Pull each line holding "document" out of the entries below.

>> begin

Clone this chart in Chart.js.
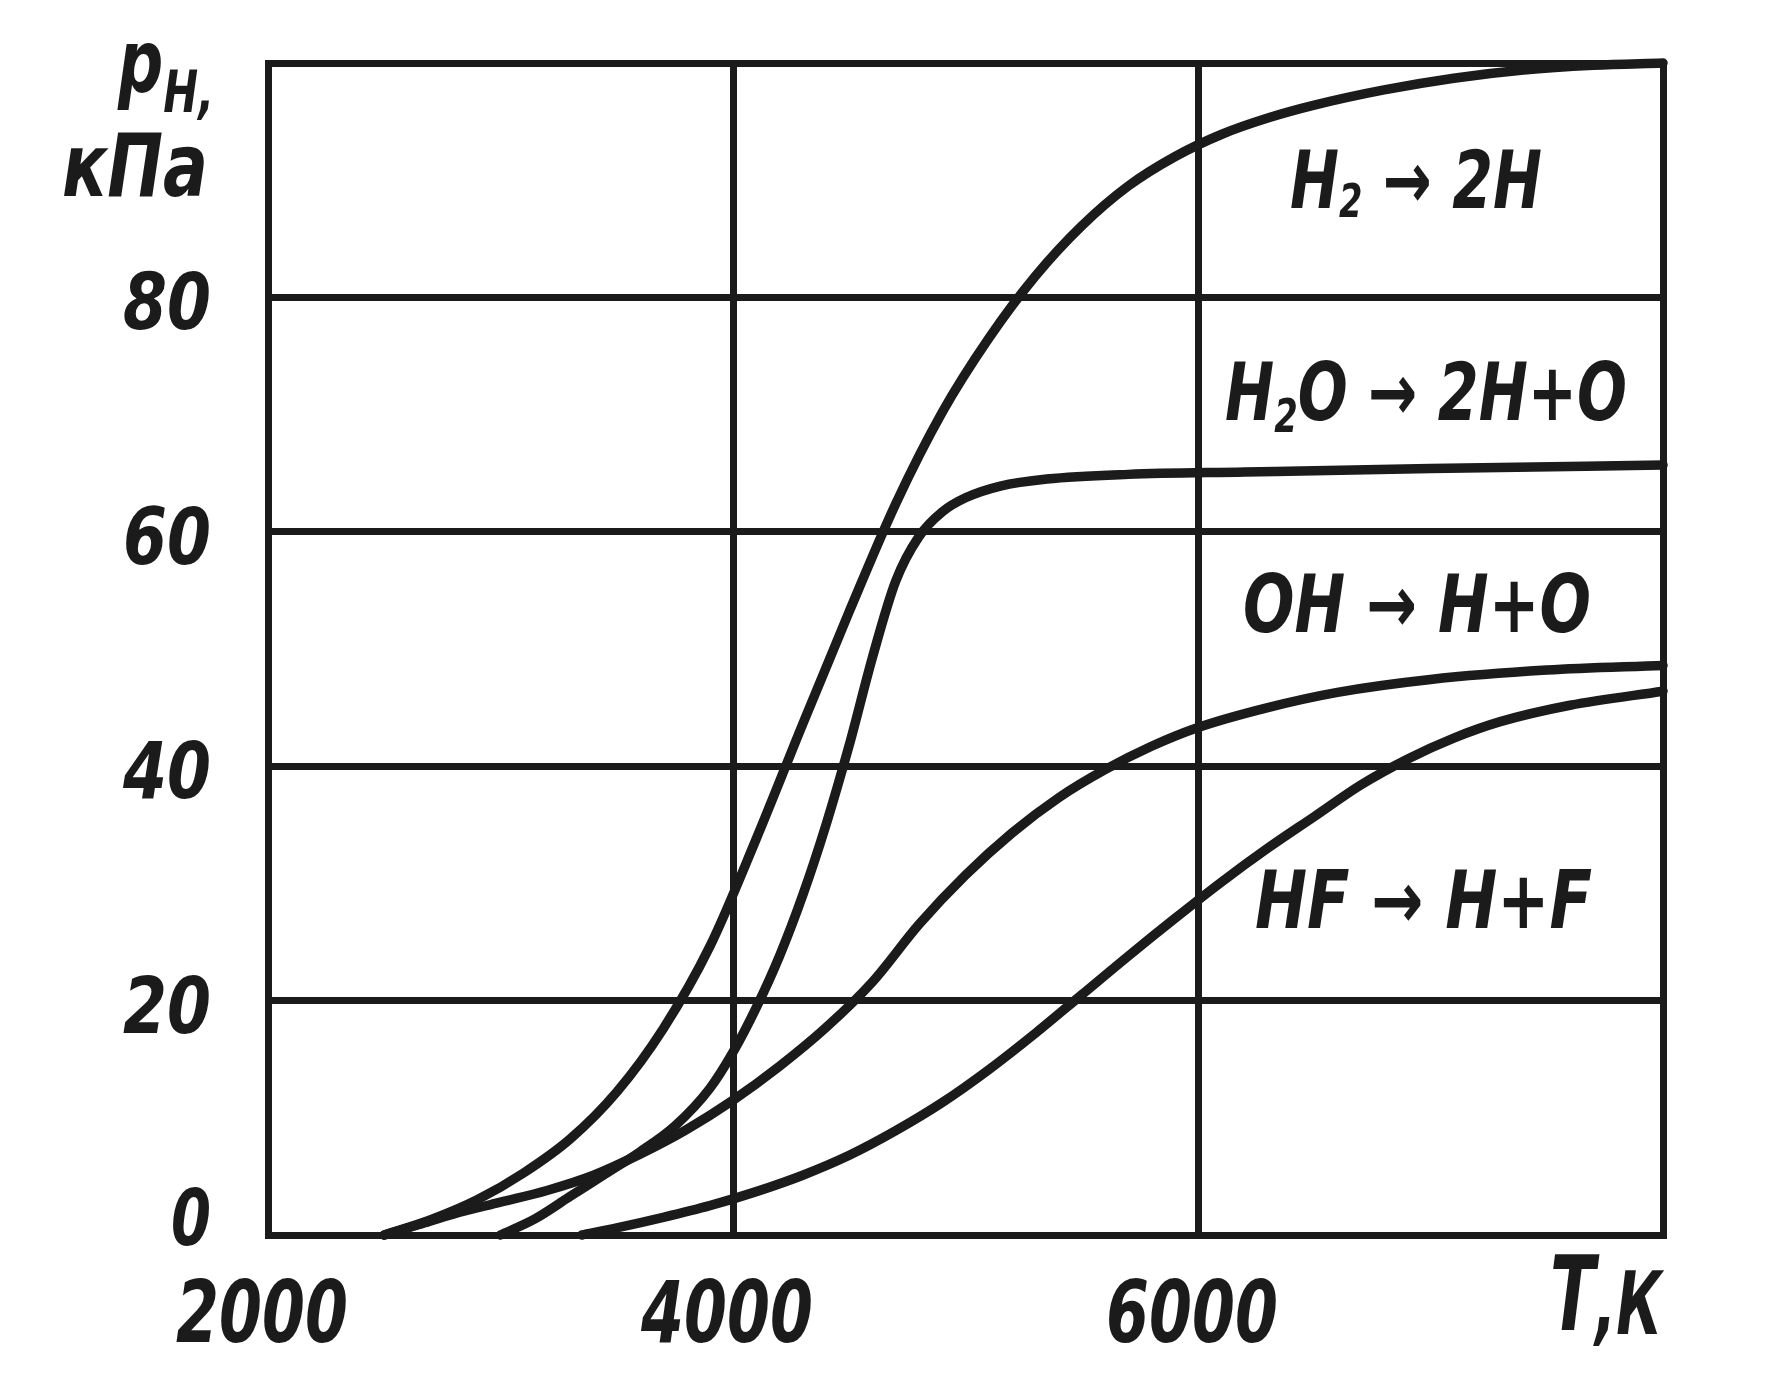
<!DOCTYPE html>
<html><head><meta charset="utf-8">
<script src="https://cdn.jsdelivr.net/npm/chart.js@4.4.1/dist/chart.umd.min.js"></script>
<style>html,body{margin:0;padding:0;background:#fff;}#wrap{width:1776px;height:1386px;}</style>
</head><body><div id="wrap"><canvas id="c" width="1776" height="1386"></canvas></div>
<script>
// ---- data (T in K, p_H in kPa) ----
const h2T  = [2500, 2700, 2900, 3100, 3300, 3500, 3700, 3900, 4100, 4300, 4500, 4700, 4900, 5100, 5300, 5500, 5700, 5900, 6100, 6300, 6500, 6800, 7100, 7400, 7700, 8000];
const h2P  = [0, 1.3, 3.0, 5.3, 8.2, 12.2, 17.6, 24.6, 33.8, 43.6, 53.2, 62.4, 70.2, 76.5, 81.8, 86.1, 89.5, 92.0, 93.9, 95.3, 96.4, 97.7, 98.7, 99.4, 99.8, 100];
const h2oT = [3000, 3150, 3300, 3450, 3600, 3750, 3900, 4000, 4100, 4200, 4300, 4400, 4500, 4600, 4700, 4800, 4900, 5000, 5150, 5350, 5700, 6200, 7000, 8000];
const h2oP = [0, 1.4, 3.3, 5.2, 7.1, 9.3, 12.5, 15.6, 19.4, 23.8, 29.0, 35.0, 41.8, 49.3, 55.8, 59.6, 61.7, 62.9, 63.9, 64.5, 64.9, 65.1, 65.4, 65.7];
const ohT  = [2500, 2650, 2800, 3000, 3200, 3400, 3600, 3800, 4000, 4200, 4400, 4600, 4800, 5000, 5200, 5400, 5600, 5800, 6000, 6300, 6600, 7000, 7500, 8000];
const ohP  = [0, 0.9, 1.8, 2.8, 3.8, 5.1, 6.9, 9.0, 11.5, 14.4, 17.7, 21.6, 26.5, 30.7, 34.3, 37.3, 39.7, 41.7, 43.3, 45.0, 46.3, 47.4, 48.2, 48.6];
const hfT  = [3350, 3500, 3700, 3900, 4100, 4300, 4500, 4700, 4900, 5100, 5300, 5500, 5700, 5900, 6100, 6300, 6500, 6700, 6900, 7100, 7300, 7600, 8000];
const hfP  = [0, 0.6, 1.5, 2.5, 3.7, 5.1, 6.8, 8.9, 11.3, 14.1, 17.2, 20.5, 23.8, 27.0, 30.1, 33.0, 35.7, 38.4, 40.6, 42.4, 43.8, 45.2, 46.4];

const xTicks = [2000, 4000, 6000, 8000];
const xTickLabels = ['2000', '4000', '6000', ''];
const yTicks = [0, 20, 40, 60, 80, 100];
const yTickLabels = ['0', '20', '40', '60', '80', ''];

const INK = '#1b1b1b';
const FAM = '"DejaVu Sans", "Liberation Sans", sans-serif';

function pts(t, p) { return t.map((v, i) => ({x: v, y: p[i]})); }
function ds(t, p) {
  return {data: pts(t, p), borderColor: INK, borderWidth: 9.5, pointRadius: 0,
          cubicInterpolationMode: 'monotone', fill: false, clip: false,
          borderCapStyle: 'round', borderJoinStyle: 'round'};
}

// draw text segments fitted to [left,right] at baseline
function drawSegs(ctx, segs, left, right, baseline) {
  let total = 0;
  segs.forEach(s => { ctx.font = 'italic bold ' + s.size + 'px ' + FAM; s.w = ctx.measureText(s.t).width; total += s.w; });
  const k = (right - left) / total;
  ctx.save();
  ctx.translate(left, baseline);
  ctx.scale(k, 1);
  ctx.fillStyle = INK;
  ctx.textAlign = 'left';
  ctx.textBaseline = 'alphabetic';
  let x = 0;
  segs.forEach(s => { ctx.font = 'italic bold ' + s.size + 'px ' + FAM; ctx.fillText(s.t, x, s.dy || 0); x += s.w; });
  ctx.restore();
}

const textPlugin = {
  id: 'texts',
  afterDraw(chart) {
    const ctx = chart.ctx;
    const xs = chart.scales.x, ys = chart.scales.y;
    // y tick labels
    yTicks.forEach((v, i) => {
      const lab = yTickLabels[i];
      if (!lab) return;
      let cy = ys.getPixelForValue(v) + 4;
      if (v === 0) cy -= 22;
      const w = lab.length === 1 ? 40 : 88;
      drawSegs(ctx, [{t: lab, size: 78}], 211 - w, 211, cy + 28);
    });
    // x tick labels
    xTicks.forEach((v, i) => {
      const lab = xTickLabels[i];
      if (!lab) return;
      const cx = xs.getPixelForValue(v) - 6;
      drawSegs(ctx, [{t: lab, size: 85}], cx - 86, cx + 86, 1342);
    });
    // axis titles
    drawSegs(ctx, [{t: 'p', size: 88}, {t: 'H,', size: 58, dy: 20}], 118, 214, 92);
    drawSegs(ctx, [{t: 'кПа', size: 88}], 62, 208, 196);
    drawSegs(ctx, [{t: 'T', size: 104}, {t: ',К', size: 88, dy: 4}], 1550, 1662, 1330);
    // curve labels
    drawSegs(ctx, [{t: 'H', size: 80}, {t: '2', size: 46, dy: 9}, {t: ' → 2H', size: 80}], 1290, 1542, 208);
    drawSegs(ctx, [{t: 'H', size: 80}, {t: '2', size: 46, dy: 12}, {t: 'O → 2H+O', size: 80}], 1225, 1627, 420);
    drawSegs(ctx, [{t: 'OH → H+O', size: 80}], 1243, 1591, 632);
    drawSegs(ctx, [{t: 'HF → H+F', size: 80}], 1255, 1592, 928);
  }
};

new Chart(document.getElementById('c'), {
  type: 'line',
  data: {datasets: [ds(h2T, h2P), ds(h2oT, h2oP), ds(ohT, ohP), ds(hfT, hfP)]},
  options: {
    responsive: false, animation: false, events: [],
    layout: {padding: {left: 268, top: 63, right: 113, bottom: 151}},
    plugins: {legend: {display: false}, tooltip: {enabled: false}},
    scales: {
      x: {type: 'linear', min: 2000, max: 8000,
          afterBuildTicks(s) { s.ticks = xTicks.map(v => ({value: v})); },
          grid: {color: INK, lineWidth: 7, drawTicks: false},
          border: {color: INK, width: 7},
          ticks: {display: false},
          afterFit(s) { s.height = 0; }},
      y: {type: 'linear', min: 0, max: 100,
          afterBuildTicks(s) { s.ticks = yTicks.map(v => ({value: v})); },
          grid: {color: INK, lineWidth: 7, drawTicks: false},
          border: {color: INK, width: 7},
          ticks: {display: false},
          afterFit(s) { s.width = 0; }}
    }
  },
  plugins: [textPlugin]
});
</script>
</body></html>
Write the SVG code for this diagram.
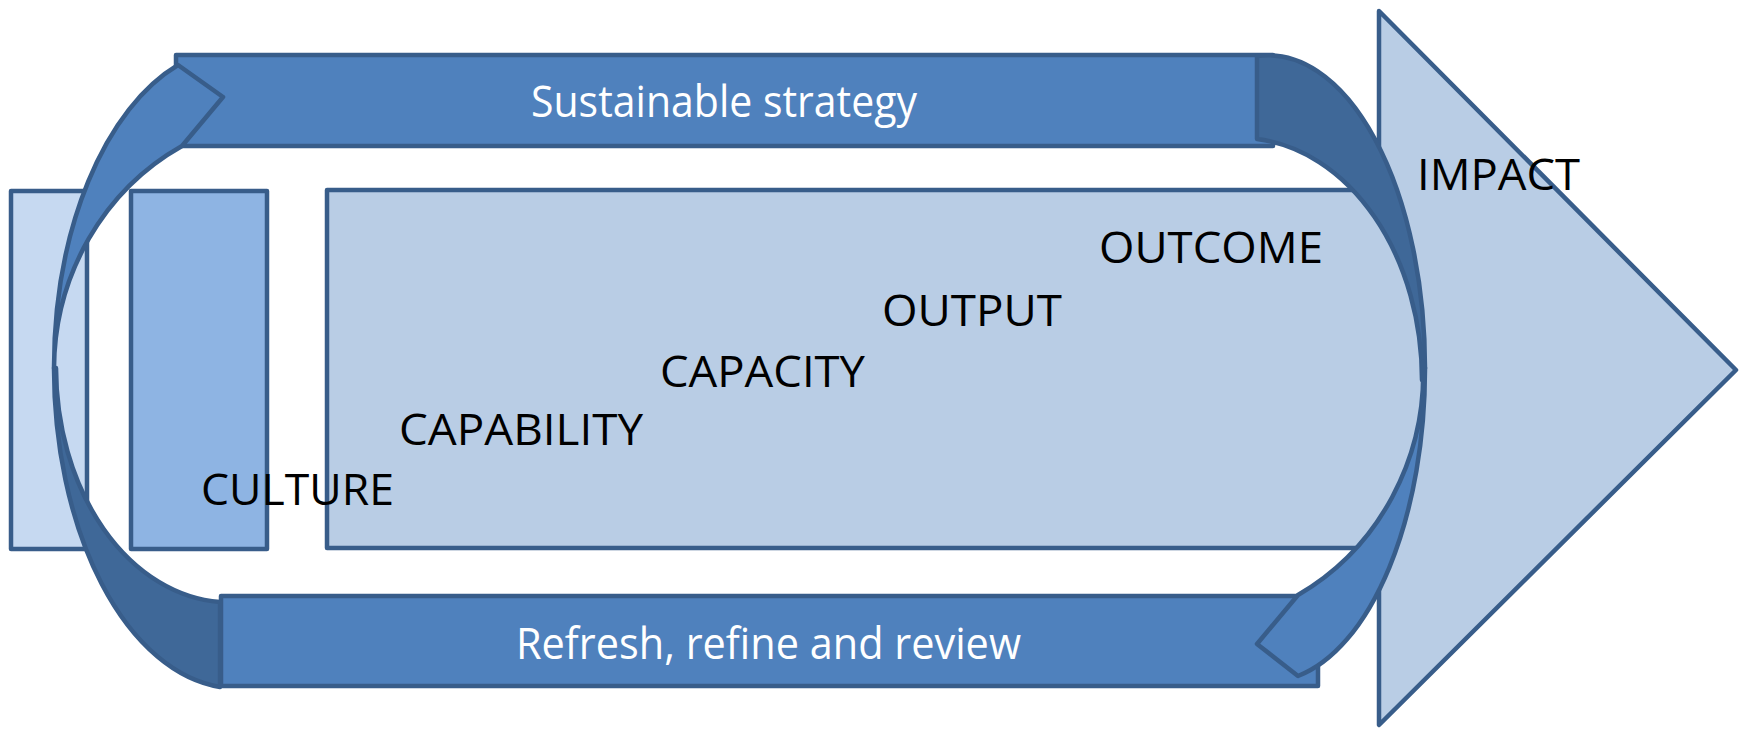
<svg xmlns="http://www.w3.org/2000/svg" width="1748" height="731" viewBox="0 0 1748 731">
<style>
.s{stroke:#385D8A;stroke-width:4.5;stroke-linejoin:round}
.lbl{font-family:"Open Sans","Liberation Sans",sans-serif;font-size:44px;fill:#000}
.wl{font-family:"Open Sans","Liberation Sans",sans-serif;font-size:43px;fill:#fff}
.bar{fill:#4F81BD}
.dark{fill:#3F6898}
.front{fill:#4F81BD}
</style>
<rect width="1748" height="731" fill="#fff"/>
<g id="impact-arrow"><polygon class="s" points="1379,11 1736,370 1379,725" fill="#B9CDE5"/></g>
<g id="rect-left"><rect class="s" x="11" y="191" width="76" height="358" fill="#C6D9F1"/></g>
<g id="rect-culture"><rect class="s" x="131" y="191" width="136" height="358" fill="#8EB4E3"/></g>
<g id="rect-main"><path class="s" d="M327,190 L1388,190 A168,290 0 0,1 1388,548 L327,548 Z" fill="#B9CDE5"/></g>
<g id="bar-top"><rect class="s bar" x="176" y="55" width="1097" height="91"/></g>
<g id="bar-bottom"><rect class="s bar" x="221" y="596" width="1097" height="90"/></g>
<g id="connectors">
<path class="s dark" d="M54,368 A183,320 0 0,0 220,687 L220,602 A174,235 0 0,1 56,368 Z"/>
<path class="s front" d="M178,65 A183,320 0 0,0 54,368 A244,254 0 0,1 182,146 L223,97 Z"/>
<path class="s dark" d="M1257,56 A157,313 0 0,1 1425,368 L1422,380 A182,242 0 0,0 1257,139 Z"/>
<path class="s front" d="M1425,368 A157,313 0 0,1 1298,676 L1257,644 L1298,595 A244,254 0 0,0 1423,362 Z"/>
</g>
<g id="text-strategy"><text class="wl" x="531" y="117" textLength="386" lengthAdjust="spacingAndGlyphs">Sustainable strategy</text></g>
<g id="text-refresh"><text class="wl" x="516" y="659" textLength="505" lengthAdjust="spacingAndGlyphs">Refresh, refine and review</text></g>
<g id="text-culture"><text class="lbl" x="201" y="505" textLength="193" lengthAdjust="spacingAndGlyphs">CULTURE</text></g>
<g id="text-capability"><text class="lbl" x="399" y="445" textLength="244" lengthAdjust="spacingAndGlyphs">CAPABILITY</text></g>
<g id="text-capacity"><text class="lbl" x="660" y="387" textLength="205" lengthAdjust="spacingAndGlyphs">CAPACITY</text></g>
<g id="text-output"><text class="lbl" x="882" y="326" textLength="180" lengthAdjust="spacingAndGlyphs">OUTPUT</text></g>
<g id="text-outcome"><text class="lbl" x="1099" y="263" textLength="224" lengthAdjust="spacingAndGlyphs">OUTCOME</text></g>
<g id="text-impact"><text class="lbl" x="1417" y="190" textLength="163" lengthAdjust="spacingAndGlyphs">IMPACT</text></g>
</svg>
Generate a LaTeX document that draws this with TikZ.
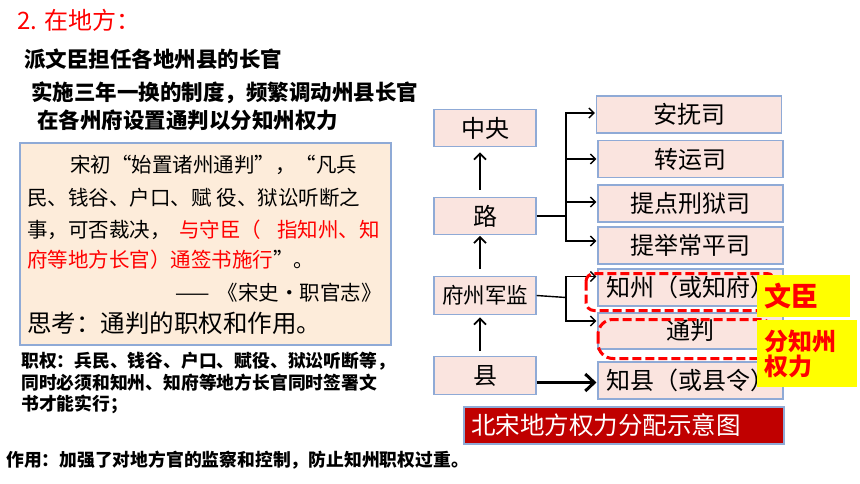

>> end

▸ **TASK SOLUTION**:
new Chart(document.getElementById('c'), {
Generate a LaTeX document that draws this with TikZ.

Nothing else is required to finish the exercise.